__AIM OF THE TASK__. Below is a listing to write out in full, exactly as given, without its pictures.

---------- DATA EXTRACT ----------

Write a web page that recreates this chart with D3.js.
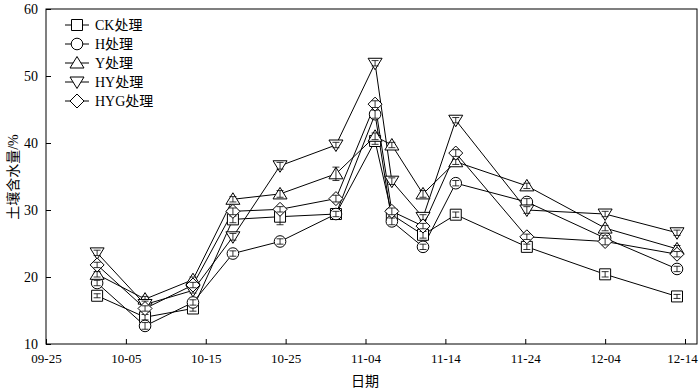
<!DOCTYPE html>
<html><head><meta charset="utf-8">
<script src="https://cdn.jsdelivr.net/npm/d3@7"></script>
<style>body{margin:0;background:#fff}</style>
</head><body>
<svg id="c" width="700" height="390"></svg>
<script>
// day offsets from 09-25
const days = [6.4, 12.4, 18.4, 23.4, 29.3, 36.3, 41.2, 43.3, 47.2, 51.3, 60.2, 70, 79];
const tickDays = [0, 10, 20, 30, 40, 50, 60, 70, 80];
const tickLabels = ["09-25","10-05","10-15","10-25","11-04","11-14","11-24","12-04","12-14"];
const yTicks = [10, 20, 30, 40, 50, 60];
const seriesNames = ["CK处理","H处理","Y处理","HY处理","HYG处理"];
const CK  = [17.2, 14.0, 15.3, 28.6, 29.0, 29.4, 40.3, 29.3, 26.3, 29.3, 24.5, 20.4, 17.1];
const H   = [19.1, 12.7, 16.2, 23.5, 25.3, 29.4, 44.3, 28.3, 24.5, 34.0, 31.2, 25.8, 21.2];
const Y   = [20.4, 16.7, 19.6, 31.6, 32.4, 35.4, 41.0, 39.7, 32.4, 37.2, 33.6, 27.3, 24.2];
const HY  = [23.6, 15.9, 18.0, 26.0, 36.6, 39.7, 51.9, 34.3, 28.9, 43.4, 30.0, 29.4, 26.6];
const HYG = [21.8, 15.3, 18.8, 29.8, 30.1, 31.7, 45.8, 29.8, 27.6, 38.5, 26.0, 25.3, 23.4];
const errCK  = [0.3, 0.4, 0.4, 0.5, 1.2, 0.4, 0.5, 0.6, 0.5, 0.4, 0.4, 0.4, 0.3];
const errH   = [0.4, 0.5, 0.4, 0.4, 0.4, 0.4, 0.6, 0.5, 0.4, 0.4, 0.5, 0.4, 0.4];
const errY   = [0.4, 0.4, 0.4, 0.4, 0.5, 1.0, 0.5, 0.4, 0.5, 0.4, 0.4, 0.4, 0.5];
const errHY  = [0.4, 0.5, 0.4, 0.5, 0.5, 0.4, 0.4, 0.5, 0.4, 0.4, 0.5, 0.4, 0.4];
const errHYG = [0.4, 0.4, 0.4, 0.5, 0.4, 0.5, 0.5, 0.5, 0.4, 0.5, 0.4, 0.5, 0.4];

const data = [CK, H, Y, HY, HYG];
const errs = [errCK, errH, errY, errHY, errHYG];
const shapes = ["square","circle","up","down","diamond"];

const svg = d3.select("#c");
const L = 46, R = 697, T = 9, B = 344;
const x = d3.scaleLinear().domain([0, 80]).range([L, 685]);
const y = d3.scaleLinear().domain([10, 60]).range([B, T]);
const font = "'Liberation Serif','Times New Roman','Noto Sans CJK SC',serif";

function markerPath(s) {
  if (s === "square") return "M-5.5,-5.5H5.5V5.5H-5.5Z";
  if (s === "circle") return "M5.8,0A5.8,5.8 0 1,1 -5.8,0A5.8,5.8 0 1,1 5.8,0Z";
  if (s === "up") return "M0,-6.5L7,5L-7,5Z";
  if (s === "down") return "M0,6.5L7,-5L-7,-5Z";
  if (s === "diamond") return "M0,-7L7,0L0,7L-7,0Z";
}

// frame
svg.append("rect").attr("x", L).attr("y", T).attr("width", R - L).attr("height", B - T)
  .attr("fill", "none").attr("stroke", "#000").attr("stroke-width", 1);

// axes
const xAxis = d3.axisBottom(x).tickValues(tickDays).tickFormat((d, i) => tickLabels[i])
  .tickSizeInner(-5).tickSizeOuter(0).tickPadding(10);
const gx = svg.append("g").attr("transform", `translate(0,${B})`).call(xAxis);
gx.select(".domain").remove();
gx.selectAll("text").attr("font-family", font).attr("font-size", 13).attr("fill", "#000");
gx.selectAll(".tick:last-of-type text").attr("dx", -3);

const yAxis = d3.axisLeft(y).tickValues(yTicks).tickSizeInner(-5).tickSizeOuter(0).tickPadding(8);
const gy = svg.append("g").attr("transform", `translate(${L},0)`).call(yAxis);
gy.select(".domain").remove();
gy.selectAll("text").attr("font-family", font).attr("font-size", 14).attr("fill", "#000");

// axis titles
svg.append("text").attr("x", 365).attr("y", 386).attr("text-anchor", "middle")
  .attr("font-family", font).attr("font-size", 14).text("日期");
svg.append("text").attr("transform", "translate(18,177) rotate(-90)").attr("text-anchor", "middle")
  .attr("font-family", font).attr("font-size", 14).text("土壤含水量/%");

// lines
const line = d3.line().x((d, i) => x(days[i])).y(d => y(d));
data.forEach(s => {
  svg.append("path").datum(s).attr("d", line).attr("fill", "none")
    .attr("stroke", "#000").attr("stroke-width", 1);
});

// markers + error bars
data.forEach((s, k) => {
  const g = svg.append("g");
  s.forEach((v, i) => {
    const cx = x(days[i]);
    g.append("path").attr("d", markerPath(shapes[k]))
      .attr("transform", `translate(${cx},${y(v)})`)
      .attr("fill", "#fff").attr("stroke", "#000").attr("stroke-width", 1);
    const e = errs[k][i];
    g.append("line").attr("x1", cx).attr("x2", cx).attr("y1", y(v - e)).attr("y2", y(v + e))
      .attr("stroke", "#000").attr("stroke-width", 0.8);
    [v - e, v + e].forEach(w => g.append("line").attr("x1", cx - 3.5).attr("x2", cx + 3.5)
      .attr("y1", y(w)).attr("y2", y(w)).attr("stroke", "#000").attr("stroke-width", 0.8));
  });
});

// legend
const legY0 = 25, legDy = 19;
seriesNames.forEach((n, k) => {
  const ly = legY0 + k * legDy;
  svg.append("line").attr("x1", 65).attr("x2", 89).attr("y1", ly).attr("y2", ly)
    .attr("stroke", "#000").attr("stroke-width", 1);
  svg.append("path").attr("d", markerPath(shapes[k])).attr("transform", `translate(77,${ly})`)
    .attr("fill", "#fff").attr("stroke", "#000").attr("stroke-width", 1);
  svg.append("text").attr("x", 95).attr("y", ly + 5).attr("font-family", font)
    .attr("font-size", 14).text(n);
});
</script>
</body></html>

----------

__EXPECTED ANSWER__.
Write a web page that recreates this chart with D3.js.
<!DOCTYPE html>
<html><head><meta charset="utf-8">
<script src="https://cdn.jsdelivr.net/npm/d3@7"></script>
<style>body{margin:0;background:#fff}</style>
</head><body>
<svg id="c" width="700" height="390"></svg>
<script>
// day offsets from 09-25
const days = [6.4, 12.4, 18.4, 23.4, 29.3, 36.3, 41.2, 43.3, 47.2, 51.3, 60.2, 70, 79];
const tickDays = [0, 10, 20, 30, 40, 50, 60, 70, 80];
const tickLabels = ["09-25","10-05","10-15","10-25","11-04","11-14","11-24","12-04","12-14"];
const yTicks = [10, 20, 30, 40, 50, 60];
const seriesNames = ["CK处理","H处理","Y处理","HY处理","HYG处理"];
const CK  = [17.2, 14.0, 15.3, 28.6, 29.0, 29.4, 40.3, 29.3, 26.3, 29.3, 24.5, 20.4, 17.1];
const H   = [19.1, 12.7, 16.2, 23.5, 25.3, 29.4, 44.3, 28.3, 24.5, 34.0, 31.2, 25.8, 21.2];
const Y   = [20.4, 16.7, 19.6, 31.6, 32.4, 35.4, 41.0, 39.7, 32.4, 37.2, 33.6, 27.3, 24.2];
const HY  = [23.6, 15.9, 18.0, 26.0, 36.6, 39.7, 51.9, 34.3, 28.9, 43.4, 30.0, 29.4, 26.6];
const HYG = [21.8, 15.3, 18.8, 29.8, 30.1, 31.7, 45.8, 29.8, 27.6, 38.5, 26.0, 25.3, 23.4];
const errCK  = [0.3, 0.4, 0.4, 0.5, 1.2, 0.4, 0.5, 0.6, 0.5, 0.4, 0.4, 0.4, 0.3];
const errH   = [0.4, 0.5, 0.4, 0.4, 0.4, 0.4, 0.6, 0.5, 0.4, 0.4, 0.5, 0.4, 0.4];
const errY   = [0.4, 0.4, 0.4, 0.4, 0.5, 1.0, 0.5, 0.4, 0.5, 0.4, 0.4, 0.4, 0.5];
const errHY  = [0.4, 0.5, 0.4, 0.5, 0.5, 0.4, 0.4, 0.5, 0.4, 0.4, 0.5, 0.4, 0.4];
const errHYG = [0.4, 0.4, 0.4, 0.5, 0.4, 0.5, 0.5, 0.5, 0.4, 0.5, 0.4, 0.5, 0.4];

const data = [CK, H, Y, HY, HYG];
const errs = [errCK, errH, errY, errHY, errHYG];
const shapes = ["square","circle","up","down","diamond"];

const svg = d3.select("#c");
const L = 46, R = 697, T = 9, B = 344;
const x = d3.scaleLinear().domain([0, 80]).range([L, 685]);
const y = d3.scaleLinear().domain([10, 60]).range([B, T]);
const font = "'Liberation Serif','Times New Roman','Noto Sans CJK SC',serif";

function markerPath(s) {
  if (s === "square") return "M-5.5,-5.5H5.5V5.5H-5.5Z";
  if (s === "circle") return "M5.8,0A5.8,5.8 0 1,1 -5.8,0A5.8,5.8 0 1,1 5.8,0Z";
  if (s === "up") return "M0,-6.5L7,5L-7,5Z";
  if (s === "down") return "M0,6.5L7,-5L-7,-5Z";
  if (s === "diamond") return "M0,-7L7,0L0,7L-7,0Z";
}

// frame
svg.append("rect").attr("x", L).attr("y", T).attr("width", R - L).attr("height", B - T)
  .attr("fill", "none").attr("stroke", "#000").attr("stroke-width", 1);

// axes
const xAxis = d3.axisBottom(x).tickValues(tickDays).tickFormat((d, i) => tickLabels[i])
  .tickSizeInner(-5).tickSizeOuter(0).tickPadding(10);
const gx = svg.append("g").attr("transform", `translate(0,${B})`).call(xAxis);
gx.select(".domain").remove();
gx.selectAll("text").attr("font-family", font).attr("font-size", 13).attr("fill", "#000");
gx.selectAll(".tick:last-of-type text").attr("dx", -3);

const yAxis = d3.axisLeft(y).tickValues(yTicks).tickSizeInner(-5).tickSizeOuter(0).tickPadding(8);
const gy = svg.append("g").attr("transform", `translate(${L},0)`).call(yAxis);
gy.select(".domain").remove();
gy.selectAll("text").attr("font-family", font).attr("font-size", 14).attr("fill", "#000");

// axis titles
svg.append("text").attr("x", 365).attr("y", 386).attr("text-anchor", "middle")
  .attr("font-family", font).attr("font-size", 14).text("日期");
svg.append("text").attr("transform", "translate(18,177) rotate(-90)").attr("text-anchor", "middle")
  .attr("font-family", font).attr("font-size", 14).text("土壤含水量/%");

// lines
const line = d3.line().x((d, i) => x(days[i])).y(d => y(d));
data.forEach(s => {
  svg.append("path").datum(s).attr("d", line).attr("fill", "none")
    .attr("stroke", "#000").attr("stroke-width", 1);
});

// markers + error bars
data.forEach((s, k) => {
  const g = svg.append("g");
  s.forEach((v, i) => {
    const cx = x(days[i]);
    g.append("path").attr("d", markerPath(shapes[k]))
      .attr("transform", `translate(${cx},${y(v)})`)
      .attr("fill", "#fff").attr("stroke", "#000").attr("stroke-width", 1);
    const e = errs[k][i];
    g.append("line").attr("x1", cx).attr("x2", cx).attr("y1", y(v - e)).attr("y2", y(v + e))
      .attr("stroke", "#000").attr("stroke-width", 0.8);
    [v - e, v + e].forEach(w => g.append("line").attr("x1", cx - 3.5).attr("x2", cx + 3.5)
      .attr("y1", y(w)).attr("y2", y(w)).attr("stroke", "#000").attr("stroke-width", 0.8));
  });
});

// legend
const legY0 = 25, legDy = 19;
seriesNames.forEach((n, k) => {
  const ly = legY0 + k * legDy;
  svg.append("line").attr("x1", 65).attr("x2", 89).attr("y1", ly).attr("y2", ly)
    .attr("stroke", "#000").attr("stroke-width", 1);
  svg.append("path").attr("d", markerPath(shapes[k])).attr("transform", `translate(77,${ly})`)
    .attr("fill", "#fff").attr("stroke", "#000").attr("stroke-width", 1);
  svg.append("text").attr("x", 95).attr("y", ly + 5).attr("font-family", font)
    .attr("font-size", 14).text(n);
});
</script>
</body></html>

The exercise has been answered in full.